Shelley's purpose in using such ragged stanzas and such an unusual rhyme scheme seems to have been to give his poem a sort of "windblown" quality appropriate to the subject. The second line of the first stanza is especially interesting in the way he reverses the last two words. Instead of saying "dead leaves" he says "leaves dead." This is not for convenience in rhyming but because it promotes the image of dead leaves being blown helter skelter by the wild West Wind. The dead leaves in the rear of the "Pestilence-stricken multitudes" are buffeted by the wild wind more than are those in front of them, so that they are tumbled over the foremost leaves and become the leaders. This suggests a panic flight by the "Pestilence-stricken multitudes." Saying "leaves dead" rather than "dead leaves" augments that notion.

Many of the concluding lines of stanzas do not end with a period or semicolon but tumble straight into the first lines of the following stanzas. For example:

Who chariotest to their dark wintry bed

The winged seeds, where they lie cold and low

Or:

Thine azure sister of the Spring shall blow

Her clarion o'er the dreaming earth, and fill

"Ode to the West Wind" is probably Shelley's most famous poem, and his success in solving the technical problems he set for himself with his challenging form and rhyme scheme have much to do with its popularity. Right from the first line the reader is caught up in the flurry of the wind heralding the end of Autumn and the approach of winter. It is a stroke of genius worthy of Shakespeare to compare the dead leaves to "ghosts from an enchanter fleeing" and then, in almost the same breath, to "Pestilence-stricken multitudes." The leaves seem like fleeing ghosts because the thing they are fleeing from is invisible. They seem stricken by a pestilence because they were all recently fresh and green and now look wrinkled and decaying.

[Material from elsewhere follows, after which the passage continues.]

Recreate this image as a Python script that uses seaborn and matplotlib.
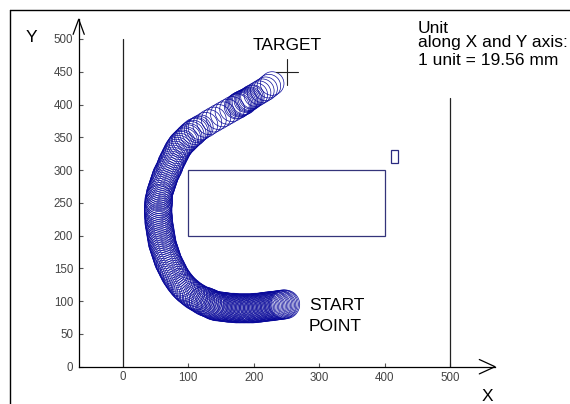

Shelley is not merely describing but invoking. The first few stanzas end with the words, “O hear!”, establishing that a request is forthcoming. And finally he ends his poem with the wish he is asking the West Wind to grant.

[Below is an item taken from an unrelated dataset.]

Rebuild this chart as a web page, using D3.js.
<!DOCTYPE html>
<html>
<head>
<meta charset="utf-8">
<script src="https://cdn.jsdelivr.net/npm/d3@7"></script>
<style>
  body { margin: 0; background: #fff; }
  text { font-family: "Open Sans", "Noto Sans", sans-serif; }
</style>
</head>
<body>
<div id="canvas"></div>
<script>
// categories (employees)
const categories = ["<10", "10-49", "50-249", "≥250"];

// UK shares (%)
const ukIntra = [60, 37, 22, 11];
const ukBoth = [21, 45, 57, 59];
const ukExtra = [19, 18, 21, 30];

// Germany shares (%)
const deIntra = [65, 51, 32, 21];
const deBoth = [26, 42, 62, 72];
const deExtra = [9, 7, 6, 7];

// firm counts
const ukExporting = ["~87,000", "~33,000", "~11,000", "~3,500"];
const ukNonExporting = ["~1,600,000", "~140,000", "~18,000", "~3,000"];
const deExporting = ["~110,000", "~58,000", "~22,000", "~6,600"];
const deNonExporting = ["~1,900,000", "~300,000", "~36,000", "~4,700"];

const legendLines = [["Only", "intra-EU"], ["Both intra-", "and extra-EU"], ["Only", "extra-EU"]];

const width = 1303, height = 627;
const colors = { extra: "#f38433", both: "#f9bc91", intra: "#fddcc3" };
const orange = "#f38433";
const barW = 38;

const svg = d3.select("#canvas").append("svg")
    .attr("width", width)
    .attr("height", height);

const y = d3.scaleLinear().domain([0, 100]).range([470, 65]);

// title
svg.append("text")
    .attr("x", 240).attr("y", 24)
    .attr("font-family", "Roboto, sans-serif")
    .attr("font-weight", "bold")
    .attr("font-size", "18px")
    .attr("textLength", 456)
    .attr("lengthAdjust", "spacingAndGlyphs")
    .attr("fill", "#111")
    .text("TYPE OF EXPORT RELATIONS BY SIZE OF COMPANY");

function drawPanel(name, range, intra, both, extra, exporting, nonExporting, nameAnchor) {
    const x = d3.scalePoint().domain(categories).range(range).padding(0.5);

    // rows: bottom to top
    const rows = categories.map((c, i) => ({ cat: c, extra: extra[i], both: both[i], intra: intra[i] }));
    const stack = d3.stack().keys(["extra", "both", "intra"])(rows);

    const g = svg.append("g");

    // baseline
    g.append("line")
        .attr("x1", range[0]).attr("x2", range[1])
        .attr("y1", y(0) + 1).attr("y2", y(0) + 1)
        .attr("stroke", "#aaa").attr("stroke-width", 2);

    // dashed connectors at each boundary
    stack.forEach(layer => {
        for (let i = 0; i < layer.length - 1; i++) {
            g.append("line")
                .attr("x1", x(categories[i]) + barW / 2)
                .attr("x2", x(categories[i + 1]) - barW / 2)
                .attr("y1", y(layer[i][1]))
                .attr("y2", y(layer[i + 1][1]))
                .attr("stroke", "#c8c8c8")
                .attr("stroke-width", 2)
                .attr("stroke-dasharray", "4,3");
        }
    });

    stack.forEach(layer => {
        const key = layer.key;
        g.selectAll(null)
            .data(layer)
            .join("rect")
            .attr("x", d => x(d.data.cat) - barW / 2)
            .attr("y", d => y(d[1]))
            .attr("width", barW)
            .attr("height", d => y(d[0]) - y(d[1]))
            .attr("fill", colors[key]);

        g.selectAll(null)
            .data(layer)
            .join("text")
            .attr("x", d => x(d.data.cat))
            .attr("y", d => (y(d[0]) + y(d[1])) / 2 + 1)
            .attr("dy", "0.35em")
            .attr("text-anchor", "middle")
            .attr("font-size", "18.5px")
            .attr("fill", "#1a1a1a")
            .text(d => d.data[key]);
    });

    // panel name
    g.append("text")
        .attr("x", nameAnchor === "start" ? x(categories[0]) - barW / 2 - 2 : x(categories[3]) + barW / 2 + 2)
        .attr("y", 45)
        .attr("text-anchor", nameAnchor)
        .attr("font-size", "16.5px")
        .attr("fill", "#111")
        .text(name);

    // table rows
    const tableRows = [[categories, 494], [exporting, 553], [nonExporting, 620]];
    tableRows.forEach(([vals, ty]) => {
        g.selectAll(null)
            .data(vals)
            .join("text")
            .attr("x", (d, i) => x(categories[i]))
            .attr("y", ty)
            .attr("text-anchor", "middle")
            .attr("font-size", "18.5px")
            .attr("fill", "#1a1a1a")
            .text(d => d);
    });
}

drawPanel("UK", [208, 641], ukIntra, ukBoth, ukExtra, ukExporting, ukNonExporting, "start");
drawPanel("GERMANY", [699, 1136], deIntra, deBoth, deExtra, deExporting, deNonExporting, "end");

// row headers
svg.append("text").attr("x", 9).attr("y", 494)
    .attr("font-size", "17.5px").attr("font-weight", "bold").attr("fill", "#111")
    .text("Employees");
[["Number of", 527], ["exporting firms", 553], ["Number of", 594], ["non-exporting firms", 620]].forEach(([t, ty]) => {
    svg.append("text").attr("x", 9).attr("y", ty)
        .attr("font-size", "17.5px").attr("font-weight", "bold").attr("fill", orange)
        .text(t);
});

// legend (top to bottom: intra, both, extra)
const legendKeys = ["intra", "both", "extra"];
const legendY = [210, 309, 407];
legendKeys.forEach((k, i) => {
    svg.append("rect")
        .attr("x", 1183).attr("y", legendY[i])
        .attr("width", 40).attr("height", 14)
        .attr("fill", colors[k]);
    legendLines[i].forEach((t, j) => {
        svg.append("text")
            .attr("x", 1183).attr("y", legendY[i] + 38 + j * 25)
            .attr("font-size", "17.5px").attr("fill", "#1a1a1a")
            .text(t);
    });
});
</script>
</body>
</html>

Make me thy lyre, even as the forest is:
What if my leaves are falling like its own!
The tumult of thy mighty harmonies

Will take from both a deep, autumnal tone,
Sweet though in sadness. Be thou, Spirit fierce,
My spirit! Be thou me, impetuous one!

Drive my dead thoughts over the universe,
Like wither'd leaves, to quicken a new birth!
And, by the incantation of this verse,

Scatter, as from an unextinguished hearth
Ashes and sparks, my words among mankind!
Be through my lips to unawakened Earth

The trumpet of a prophecy! O Wind,
If Winter comes, can Spring be far behind?

It can be seen that the rhyme scheme in the last section is the same as in the first section, although of course the rhymed words are different. The line "If Winter comes, can Spring be far behind?" is one of the most famous in English poetry and is often quoted.